A JV can be thought of as having both a heart and a mind. Its heart lies in the contract, which specifies the agreement between, and duties of, each party, while the mind lies in the Articles of Association, which determines how this is to be accomplished. They are equally vital and attention to detail is essential.
Both the JV Contract and Articles of Association are legally binding documents, meaning you may resort to the Contract to assert a right or claim damages against your partner, or your partner may make a claim against you. However, the legal binding effect of the JV Contract and Articles of Association is only between the partners who enter into this agreement, and the documents cannot serve as a defence against any third party or government authority. That is to say, if the agreement vested the compliance issue to one party in the JV, and non-compliance is detected later, both parties shall be jointly held legally liable. Nevertheless, it is arguable that the party who is specifically vested with the responsible for compliance issue should be liable for the whole responsibility.
Contractual JVs vs Equity JVs
There are two types of JVs in China, the Equity JV (EJV) and the Co-operative JV (CJV) (sometimes known as the Contractual JV). They may appear similar on the surface but have different implications for the structuring of your entity in China.

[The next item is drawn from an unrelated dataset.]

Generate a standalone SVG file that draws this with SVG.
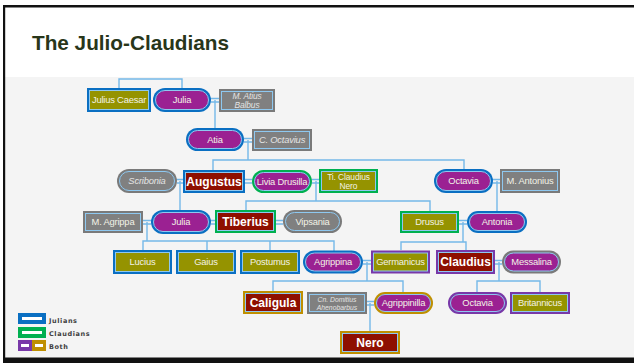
<svg xmlns="http://www.w3.org/2000/svg" width="634" height="363" viewBox="0 0 634 363">
<style>
.conn{stroke:#74b8e8;stroke-width:1.4;fill:none}
.in{stroke:#8ec8f0;stroke-width:1}
.olive{fill:#959300}
.purp{fill:#9b2192}
.gray{fill:#808080}
.red{fill:#8e0f00}
.bJ{fill:#0a6fc2}
.bC{fill:#00b050}
.bB{fill:#7838a8}
.bG{fill:#bf8f00}
.bX{fill:#7a7a7a}
text{font-family:"Liberation Sans",Arial,sans-serif;text-anchor:middle}
.t{font-size:9.4px;fill:#f2f2e6;letter-spacing:-0.2px}
.ti{font-size:9.4px;fill:#e4e4e4;font-style:italic;letter-spacing:-0.2px}
.t2{font-size:8.4px;fill:#f2f2e6;letter-spacing:-0.1px}
.ti2{font-size:8.4px;fill:#e4e4e4;font-style:italic;letter-spacing:-0.1px}
.ts{font-size:6.8px;fill:#e4e4e4;font-style:italic}
.tb{font-size:12px;fill:#ffffff;font-weight:bold}
.lg{font-family:"DejaVu Sans",sans-serif;font-size:6.5px;fill:#404040;text-anchor:start;font-weight:bold;letter-spacing:0.6px}
</style>
<rect x="0" y="0" width="634" height="363" fill="#ffffff"/>
<rect x="5" y="77" width="629" height="281" fill="#f4f4f4"/>
<rect x="3" y="5" width="631" height="2.5" fill="#111"/>
<rect x="3" y="5" width="2.2" height="358" fill="#111"/>
<rect x="3" y="357.5" width="631" height="5.5" fill="#111"/>
<text x="32" y="50" font-family="'Open Sans', 'Liberation Sans', sans-serif" font-weight="600" font-size="21" fill="#28361a" style="text-anchor:start" textLength="197" lengthAdjust="spacingAndGlyphs">The Julio-Claudians</text>

<g id="connectors" class="conn">
<path d="M119 88 V79 H182 V88"/>
<path d="M211 98.5 H219 M211 102 H219 M215 100 V128"/>
<path d="M244 138.5 H252 M244 142 H252 M248 140 V160 M213 170 V160 H464 V169"/>
<path d="M177 179.5 H183 M177 183 H183"/>
<path d="M245 179.5 H252 M245 183 H252"/>
<path d="M312 179.5 H319 M312 183 H319"/>
<path d="M493 179.5 H500 M493 183 H500"/>
<path d="M180 181 V210"/>
<path d="M316 181 V201 M246 210 V201 H430 V211"/>
<path d="M497 181 V211"/>
<path d="M143 220.5 H151 M143 224 H151"/>
<path d="M211 220.5 H215 M211 224 H215"/>
<path d="M276 220.5 H283 M276 224 H283"/>
<path d="M459 220.5 H467 M459 224 H467"/>
<path d="M147 222 V241 M143 250 V241 H334 V251 M207 241 V250 M270 241 V250"/>
<path d="M463 222 V242 M401 250 V242 H466 V250"/>
<path d="M363 260.5 H371 M363 264 H371"/>
<path d="M495 260.5 H502 M495 264 H502"/>
<path d="M367 262 V281 M273 291 V281 H403 V292"/>
<path d="M499 262 V281 M477 292 V281 H540 V292"/>
<path d="M367 301.5 H374 M367 305 H374 M370 303 V331"/>
</g>

<g id="julius"><rect class="bJ" x="87" y="88" width="64" height="24"/><rect class="olive in" x="89.5" y="90.5" width="59" height="19"/><text class="t" x="119" y="103.2">Julius Caesar</text></g>
<g id="julia1"><rect class="bJ" x="153" y="88" width="58" height="24" rx="12"/><rect class="purp in" x="155.5" y="90.5" width="53" height="19" rx="9.5"/><text class="t" x="182" y="103.2">Julia</text></g>
<g id="balbus"><rect class="bX" x="219" y="89" width="56" height="23"/><rect class="gray in" x="221.5" y="91.5" width="51" height="18"/><text class="ti2" x="247" y="99">M. Atius</text><text class="ti2" x="247" y="108.3">Balbus</text></g>
<g id="atia"><rect class="bJ" x="186" y="128" width="58" height="23" rx="11.5"/><rect class="purp in" x="188.5" y="130.5" width="53" height="18" rx="9"/><text class="t" x="215" y="142.7">Atia</text></g>
<g id="octavius"><rect class="bX" x="252" y="129" width="60" height="22"/><rect class="gray in" x="254.5" y="131.5" width="55" height="17"/><text class="ti" x="282" y="143.2">C. Octavius</text></g>
<g id="scribonia"><rect class="bX" x="117" y="169" width="60" height="24" rx="12"/><rect class="gray in" x="119.5" y="171.5" width="55" height="19" rx="9.5"/><text class="ti" x="147" y="184.2">Scribonia</text></g>
<g id="augustus"><rect class="bJ" x="183" y="170" width="62" height="23"/><rect class="red in" x="185.5" y="172.5" width="57" height="18"/><text class="tb" x="214" y="185.8">Augustus</text></g>
<g id="livia"><rect class="bC" x="252" y="170" width="60" height="23" rx="11.5"/><rect class="purp in" x="254.5" y="172.5" width="55" height="18" rx="9"/><text class="t" x="282" y="184.7">Livia Drusilla</text></g>
<g id="tcnero"><rect class="bC" x="319" y="169" width="59" height="24"/><rect class="olive in" x="321.5" y="171.5" width="54" height="19"/><text class="t2" x="348.5" y="179.6">Ti. Claudius</text><text class="t2" x="348.5" y="188.8">Nero</text></g>
<g id="octavia1"><rect class="bJ" x="434" y="169" width="59" height="24" rx="12"/><rect class="purp in" x="436.5" y="171.5" width="54" height="19" rx="9.5"/><text class="t" x="463.5" y="184.2">Octavia</text></g>
<g id="antonius"><rect class="bX" x="500" y="169" width="60" height="24"/><rect class="gray in" x="502.5" y="171.5" width="55" height="19"/><text class="t" x="530" y="184.2">M. Antonius</text></g>
<g id="agrippa"><rect class="bX" x="83" y="211" width="60" height="22"/><rect class="gray in" x="85.5" y="213.5" width="55" height="17"/><text class="t" x="113" y="225.2">M. Agrippa</text></g>
<g id="julia2"><rect class="bJ" x="151" y="210" width="60" height="24" rx="12"/><rect class="purp in" x="153.5" y="212.5" width="55" height="19" rx="9.5"/><text class="t" x="181" y="225.2">Julia</text></g>
<g id="tiberius"><rect class="bC" x="215" y="210" width="61" height="23"/><rect class="red in" x="217.5" y="212.5" width="56" height="18"/><text class="tb" x="245.5" y="225.8">Tiberius</text></g>
<g id="vipsania"><rect class="bX" x="283" y="210" width="59" height="23" rx="11.5"/><rect class="gray in" x="285.5" y="212.5" width="54" height="18" rx="9"/><text class="t" x="312.5" y="224.7">Vipsania</text></g>
<g id="drusus"><rect class="bC" x="400" y="211" width="59" height="22"/><rect class="olive in" x="402.5" y="213.5" width="54" height="17"/><text class="t" x="429.5" y="225.2">Drusus</text></g>
<g id="antonia"><rect class="bJ" x="467" y="211" width="60" height="22" rx="11"/><rect class="purp in" x="469.5" y="213.5" width="55" height="17" rx="8.5"/><text class="t" x="497" y="225.2">Antonia</text></g>
<g id="lucius"><rect class="bJ" x="113" y="250" width="59" height="24"/><rect class="olive in" x="115.5" y="252.5" width="54" height="19"/><text class="t" x="142.5" y="265.2">Lucius</text></g>
<g id="gaius"><rect class="bJ" x="176" y="250" width="60" height="24"/><rect class="olive in" x="178.5" y="252.5" width="55" height="19"/><text class="t" x="206" y="265.2">Gaius</text></g>
<g id="postumus"><rect class="bJ" x="240" y="250" width="60" height="24"/><rect class="olive in" x="242.5" y="252.5" width="55" height="19"/><text class="t" x="270" y="265.2">Postumus</text></g>
<g id="agrippina"><rect class="bJ" x="303" y="250.5" width="60" height="23" rx="11.5"/><rect class="purp in" x="305.5" y="253" width="55" height="18" rx="9"/><text class="t" x="333" y="265.2">Agrippina</text></g>
<g id="germanicus"><rect class="bB" x="371" y="250.5" width="59" height="23"/><rect class="olive in" x="373.5" y="253" width="54" height="18"/><text class="t" x="400.5" y="265.2">Germanicus</text></g>
<g id="claudius"><rect class="bB" x="436" y="250" width="59" height="24"/><rect class="red in" x="438.5" y="252.5" width="54" height="19"/><text class="tb" x="465.5" y="266.3">Claudius</text></g>
<g id="messalina"><rect class="bX" x="502" y="250.5" width="59" height="23" rx="11.5"/><rect class="purp in" x="504.5" y="253" width="54" height="18" rx="9"/><text class="t" x="531.5" y="265.2">Messalina</text></g>
<g id="caligula"><rect class="bG" x="243" y="291" width="60" height="23"/><rect class="red in" x="245.5" y="293.5" width="55" height="18"/><text class="tb" x="273" y="306.8">Caligula</text></g>
<g id="domitius"><rect class="bX" x="307" y="292" width="60" height="22"/><rect class="gray in" x="309.5" y="294.5" width="55" height="17"/><text class="ts" x="337" y="301.6">Cn. Domitius</text><text class="ts" x="337" y="309.6">Ahenobarbus</text></g>
<g id="agrippinilla"><rect class="bG" x="374" y="292" width="59" height="22" rx="11"/><rect class="purp in" x="376.5" y="294.5" width="54" height="17" rx="8.5"/><text class="t" x="403.5" y="306.2">Agrippinilla</text></g>
<g id="octavia2"><rect class="bB" x="448" y="292" width="59" height="22" rx="11"/><rect class="purp in" x="450.5" y="294.5" width="54" height="17" rx="8.5"/><text class="t" x="477.5" y="306.2">Octavia</text></g>
<g id="britannicus"><rect class="bB" x="510" y="292" width="60" height="22"/><rect class="olive in" x="512.5" y="294.5" width="55" height="17"/><text class="t" x="540" y="306.2">Britannicus</text></g>
<g id="nero"><rect class="bG" x="340" y="331" width="60" height="23"/><rect class="red in" x="342.5" y="333.5" width="55" height="18"/><text class="tb" x="370" y="346.8">Nero</text></g>

<g id="legend">
<rect class="bJ" x="18" y="313" width="28" height="11"/><rect x="22" y="317" width="20" height="3" fill="#fff"/>
<rect class="bC" x="18" y="327" width="28" height="11"/><rect x="22" y="331" width="20" height="3" fill="#fff"/>
<rect class="bB" x="18" y="340" width="14" height="11"/><rect class="bG" x="32" y="340" width="14" height="11"/>
<rect x="21" y="344" width="8" height="3" fill="#fff"/><rect x="35" y="344" width="8" height="3" fill="#fff"/>
<text class="lg" x="49" y="322.5">Julians</text>
<text class="lg" x="49" y="335.5">Claudians</text>
<text class="lg" x="49" y="349">Both</text>
</g>
</svg>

Here we explore the differences, provide practical advice on structuring, tips on investment drawbacks, land use rights and profit distribution.
An EJV is a joint venture between Chinese and foreign partners where the profits and losses are distributed between the parties in proportion to their respective equity interests in the EJV, but the foreign partner shall hold more than 25% of the equity interest in the registered capital of the EJV. The company enjoys limited liability is a “Chinese legal person”.
The CJV is a very flexible FIE where Chinese and foreign investors have more contractual freedom to structure cooperation. It is a joint venture between Chinese and foreign investors where the profits and losses are distributed between the parties in accordance with the specific provisions in the CJV contract, not necessarily in proportion to their respective equity interests in the CJV.
In the past, CJVs took one of two different forms - a true CJV which did not involve the creation of a legal person that was separate and distinct from the contracting parties; and a legal person CJV in which a separate business entity was established and the parties’ liability was generally limited to their capital contributions.
In the case of a true CJV, each party was responsible for making its own contributions to the venture, paying its own taxes on profit derived from the venture and bearing its own liability for risks and losses. In contrast, a legal person CJV, the more prevalent form today, shares more of the characteristics of an EJV. The true CJV is rare today as few investors are willing to entertain the prospect of unlimited liability and the rest of this discussion only refers to legal person CJVs.